With $400,000 as the maximum amount, the actual amount for immediately purchasing and installing such equipment as network switches, cables, modules, transceivers and relay devices is $275,000, according to Dean West, the district’s assistant superintendent in charge of business services.

“There’s probably six or seven different transmissions of data going from the access point on the wall to the switch in the closest, then to the district office and out to internet services with the county to make sure that the material is appropriate for students then going to our internet service provider,” said West.  “So it goes through a lot of devices in order for that device in the classroom to work.

“If you change out one device, it doesn’t necessarily speed up if you don’t change out the other five as well.  It’s a major project.”

Resilient, a vendor approved by the state Department of General Services, will have the new infrastructure equipment installed by June 30, says a staff report.

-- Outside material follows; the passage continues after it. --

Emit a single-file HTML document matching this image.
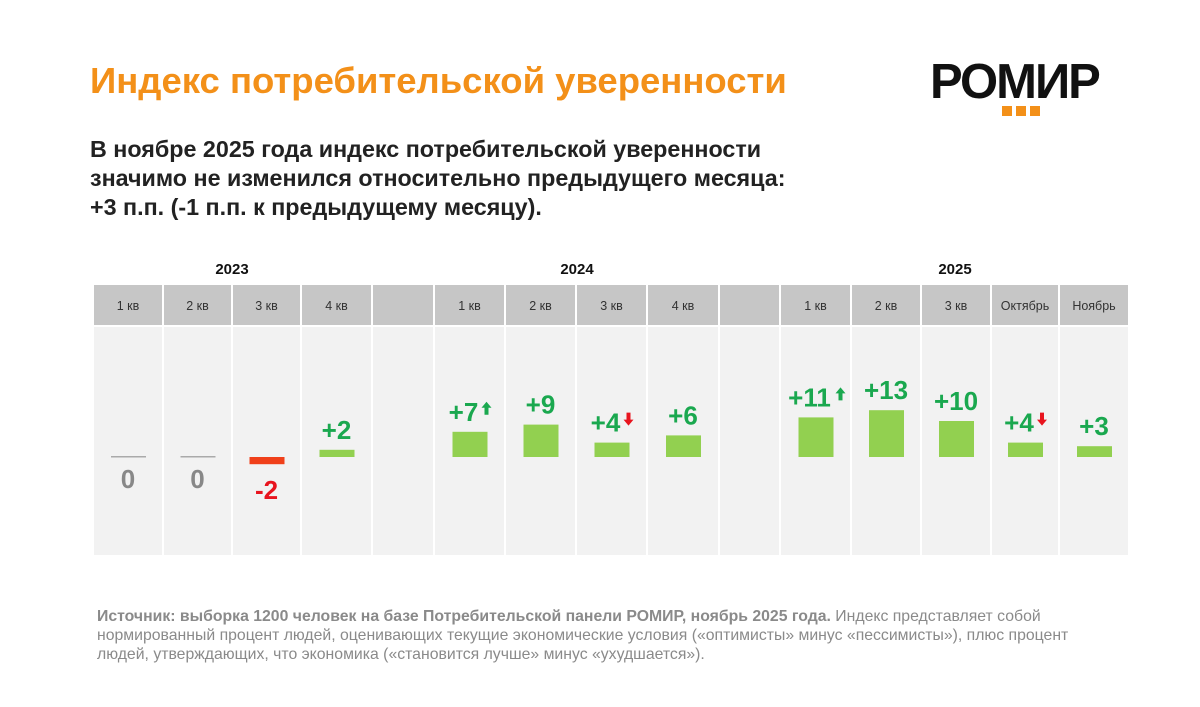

The board also approved spending up to $500,000 for new laptops, Chrome Books and desktops over the next year and has already purchased 144 Chrome Books.  The district recently purchased state-of-the-art equipment for wireless access points in each classroom with money provided by Schoolpower, a nonprofit fundraising group that’s been giving money to the district from private donors for 20 years.

The goal, said West, is to equip every classroom for fast wireless connectivity to students’ personal computers, whether they eventually bring their own or use a laptop, Chrome Book or desktop provided by the district.